DATASET SECTION -
#####

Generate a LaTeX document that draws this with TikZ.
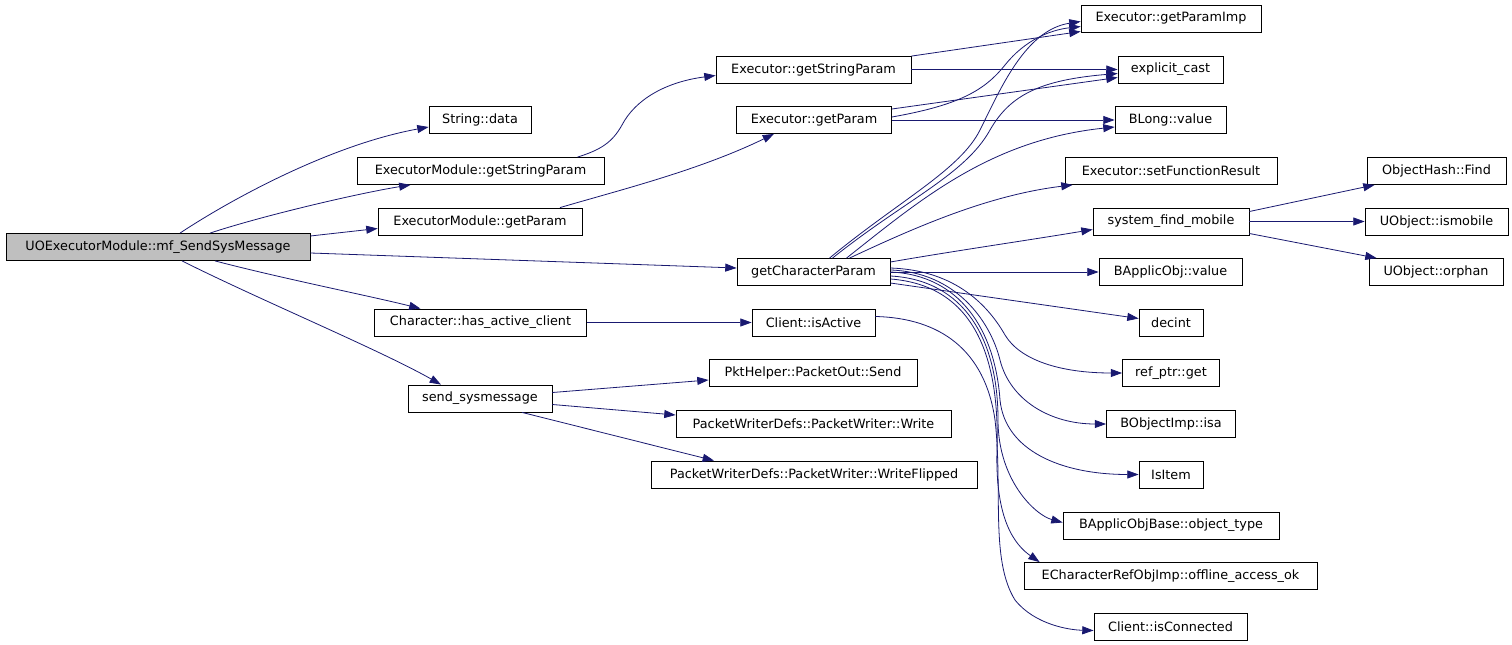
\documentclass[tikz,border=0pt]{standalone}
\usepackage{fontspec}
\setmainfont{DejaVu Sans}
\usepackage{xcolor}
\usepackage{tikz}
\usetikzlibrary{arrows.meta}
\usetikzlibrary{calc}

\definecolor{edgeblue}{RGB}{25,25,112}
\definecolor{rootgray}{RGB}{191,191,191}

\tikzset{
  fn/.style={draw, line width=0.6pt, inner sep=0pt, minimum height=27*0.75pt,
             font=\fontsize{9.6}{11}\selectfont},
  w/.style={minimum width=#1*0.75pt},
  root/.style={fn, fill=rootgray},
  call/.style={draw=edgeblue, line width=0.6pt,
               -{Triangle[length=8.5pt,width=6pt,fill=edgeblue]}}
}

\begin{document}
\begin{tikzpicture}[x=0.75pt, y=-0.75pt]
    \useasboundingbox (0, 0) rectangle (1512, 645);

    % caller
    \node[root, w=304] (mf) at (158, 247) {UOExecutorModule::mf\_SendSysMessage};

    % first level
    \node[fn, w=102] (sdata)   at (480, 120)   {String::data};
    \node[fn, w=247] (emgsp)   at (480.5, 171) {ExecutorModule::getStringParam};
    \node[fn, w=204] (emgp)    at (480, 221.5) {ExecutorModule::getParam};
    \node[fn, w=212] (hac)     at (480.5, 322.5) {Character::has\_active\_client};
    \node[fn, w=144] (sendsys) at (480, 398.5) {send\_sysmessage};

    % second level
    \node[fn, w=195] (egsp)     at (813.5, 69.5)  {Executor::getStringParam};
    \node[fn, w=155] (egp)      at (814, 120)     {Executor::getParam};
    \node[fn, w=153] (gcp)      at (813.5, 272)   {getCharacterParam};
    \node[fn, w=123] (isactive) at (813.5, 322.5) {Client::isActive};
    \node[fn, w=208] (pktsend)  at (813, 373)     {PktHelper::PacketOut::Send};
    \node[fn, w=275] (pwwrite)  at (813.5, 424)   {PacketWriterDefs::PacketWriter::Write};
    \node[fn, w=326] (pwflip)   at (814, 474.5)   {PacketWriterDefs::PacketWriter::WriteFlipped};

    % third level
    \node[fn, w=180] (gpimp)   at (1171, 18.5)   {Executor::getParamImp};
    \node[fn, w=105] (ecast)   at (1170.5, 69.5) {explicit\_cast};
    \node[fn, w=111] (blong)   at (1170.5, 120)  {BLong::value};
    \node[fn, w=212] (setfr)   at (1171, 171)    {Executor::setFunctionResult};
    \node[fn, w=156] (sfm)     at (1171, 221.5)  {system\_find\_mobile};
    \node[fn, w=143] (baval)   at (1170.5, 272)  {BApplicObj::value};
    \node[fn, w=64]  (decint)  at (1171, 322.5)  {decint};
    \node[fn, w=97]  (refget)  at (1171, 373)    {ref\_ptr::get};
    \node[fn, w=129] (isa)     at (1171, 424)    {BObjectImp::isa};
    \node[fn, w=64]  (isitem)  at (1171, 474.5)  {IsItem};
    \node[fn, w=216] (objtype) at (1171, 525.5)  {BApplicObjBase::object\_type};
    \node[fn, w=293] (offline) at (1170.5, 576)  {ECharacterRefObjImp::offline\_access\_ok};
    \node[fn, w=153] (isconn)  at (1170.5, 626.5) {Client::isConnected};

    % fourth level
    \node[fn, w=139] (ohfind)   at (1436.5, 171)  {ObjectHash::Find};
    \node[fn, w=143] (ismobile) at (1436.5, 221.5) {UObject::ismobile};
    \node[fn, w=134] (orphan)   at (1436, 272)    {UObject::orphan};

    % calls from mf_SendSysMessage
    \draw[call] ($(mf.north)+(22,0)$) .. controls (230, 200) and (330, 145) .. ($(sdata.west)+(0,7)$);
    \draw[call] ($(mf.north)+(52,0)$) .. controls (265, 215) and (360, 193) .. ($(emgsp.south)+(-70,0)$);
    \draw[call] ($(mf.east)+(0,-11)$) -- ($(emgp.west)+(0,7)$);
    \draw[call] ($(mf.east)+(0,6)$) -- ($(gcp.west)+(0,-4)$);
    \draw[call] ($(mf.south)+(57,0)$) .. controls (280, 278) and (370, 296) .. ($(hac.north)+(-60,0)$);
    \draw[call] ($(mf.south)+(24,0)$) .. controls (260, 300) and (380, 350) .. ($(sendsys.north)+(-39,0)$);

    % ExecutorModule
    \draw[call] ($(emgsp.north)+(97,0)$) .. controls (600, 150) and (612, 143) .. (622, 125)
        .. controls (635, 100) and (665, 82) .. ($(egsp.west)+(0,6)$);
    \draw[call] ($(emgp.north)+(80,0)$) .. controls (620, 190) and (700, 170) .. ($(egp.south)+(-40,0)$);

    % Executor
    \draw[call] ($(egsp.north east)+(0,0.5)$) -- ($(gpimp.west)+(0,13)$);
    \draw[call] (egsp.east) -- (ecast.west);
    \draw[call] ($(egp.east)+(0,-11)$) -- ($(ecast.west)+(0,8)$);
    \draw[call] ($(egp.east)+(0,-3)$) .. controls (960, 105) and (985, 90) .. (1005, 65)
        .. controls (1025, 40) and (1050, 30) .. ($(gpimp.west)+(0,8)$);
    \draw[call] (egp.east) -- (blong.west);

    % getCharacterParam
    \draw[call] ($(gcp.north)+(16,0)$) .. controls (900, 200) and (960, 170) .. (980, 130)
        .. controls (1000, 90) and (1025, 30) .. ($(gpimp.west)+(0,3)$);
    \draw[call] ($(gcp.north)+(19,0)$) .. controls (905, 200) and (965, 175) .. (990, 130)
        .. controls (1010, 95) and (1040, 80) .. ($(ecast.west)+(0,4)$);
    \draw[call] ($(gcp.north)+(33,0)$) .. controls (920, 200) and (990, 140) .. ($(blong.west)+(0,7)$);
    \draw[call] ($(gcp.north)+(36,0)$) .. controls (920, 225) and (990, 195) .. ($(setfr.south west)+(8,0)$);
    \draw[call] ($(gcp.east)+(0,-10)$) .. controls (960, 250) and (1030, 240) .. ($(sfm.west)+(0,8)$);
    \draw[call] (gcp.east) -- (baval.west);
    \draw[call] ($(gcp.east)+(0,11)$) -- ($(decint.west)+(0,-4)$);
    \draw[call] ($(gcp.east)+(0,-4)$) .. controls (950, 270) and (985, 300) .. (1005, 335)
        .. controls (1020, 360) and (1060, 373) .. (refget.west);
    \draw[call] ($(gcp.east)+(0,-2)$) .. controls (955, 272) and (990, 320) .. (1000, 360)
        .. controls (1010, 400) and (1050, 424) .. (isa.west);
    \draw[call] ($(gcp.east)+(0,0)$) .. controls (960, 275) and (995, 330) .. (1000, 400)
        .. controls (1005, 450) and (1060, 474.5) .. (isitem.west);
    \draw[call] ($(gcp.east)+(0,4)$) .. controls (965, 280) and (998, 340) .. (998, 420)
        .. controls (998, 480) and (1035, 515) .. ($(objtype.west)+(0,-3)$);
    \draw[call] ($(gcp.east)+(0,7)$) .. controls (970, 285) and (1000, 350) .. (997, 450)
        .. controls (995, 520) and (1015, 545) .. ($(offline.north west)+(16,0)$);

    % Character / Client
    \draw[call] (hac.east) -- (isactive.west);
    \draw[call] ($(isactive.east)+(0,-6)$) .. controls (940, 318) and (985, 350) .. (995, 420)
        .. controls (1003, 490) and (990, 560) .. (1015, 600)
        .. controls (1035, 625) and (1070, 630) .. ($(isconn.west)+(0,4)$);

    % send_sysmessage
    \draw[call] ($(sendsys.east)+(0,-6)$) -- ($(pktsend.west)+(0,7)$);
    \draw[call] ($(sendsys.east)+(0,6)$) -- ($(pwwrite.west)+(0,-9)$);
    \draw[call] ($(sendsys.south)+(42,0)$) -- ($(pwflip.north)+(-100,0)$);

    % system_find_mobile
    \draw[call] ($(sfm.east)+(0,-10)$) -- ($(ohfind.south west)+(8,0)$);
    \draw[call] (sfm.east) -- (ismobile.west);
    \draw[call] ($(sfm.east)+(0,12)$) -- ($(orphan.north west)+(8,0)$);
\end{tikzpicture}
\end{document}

#####

TASK PROMPT -
Reproduce the material above exactly, first line through the line that contains "at (814, 474.5)", minus the pictures.

OUTPUT FOR THIS TASK -
Generate a LaTeX document that draws this with TikZ.
\documentclass[tikz,border=0pt]{standalone}
\usepackage{fontspec}
\setmainfont{DejaVu Sans}
\usepackage{xcolor}
\usepackage{tikz}
\usetikzlibrary{arrows.meta}
\usetikzlibrary{calc}

\definecolor{edgeblue}{RGB}{25,25,112}
\definecolor{rootgray}{RGB}{191,191,191}

\tikzset{
  fn/.style={draw, line width=0.6pt, inner sep=0pt, minimum height=27*0.75pt,
             font=\fontsize{9.6}{11}\selectfont},
  w/.style={minimum width=#1*0.75pt},
  root/.style={fn, fill=rootgray},
  call/.style={draw=edgeblue, line width=0.6pt,
               -{Triangle[length=8.5pt,width=6pt,fill=edgeblue]}}
}

\begin{document}
\begin{tikzpicture}[x=0.75pt, y=-0.75pt]
    \useasboundingbox (0, 0) rectangle (1512, 645);

    % caller
    \node[root, w=304] (mf) at (158, 247) {UOExecutorModule::mf\_SendSysMessage};

    % first level
    \node[fn, w=102] (sdata)   at (480, 120)   {String::data};
    \node[fn, w=247] (emgsp)   at (480.5, 171) {ExecutorModule::getStringParam};
    \node[fn, w=204] (emgp)    at (480, 221.5) {ExecutorModule::getParam};
    \node[fn, w=212] (hac)     at (480.5, 322.5) {Character::has\_active\_client};
    \node[fn, w=144] (sendsys) at (480, 398.5) {send\_sysmessage};

    % second level
    \node[fn, w=195] (egsp)     at (813.5, 69.5)  {Executor::getStringParam};
    \node[fn, w=155] (egp)      at (814, 120)     {Executor::getParam};
    \node[fn, w=153] (gcp)      at (813.5, 272)   {getCharacterParam};
    \node[fn, w=123] (isactive) at (813.5, 322.5) {Client::isActive};
    \node[fn, w=208] (pktsend)  at (813, 373)     {PktHelper::PacketOut::Send};
    \node[fn, w=275] (pwwrite)  at (813.5, 424)   {PacketWriterDefs::PacketWriter::Write};
    \node[fn, w=326] (pwflip)   at (814, 474.5)   {PacketWriterDefs::PacketWriter::WriteFlipped};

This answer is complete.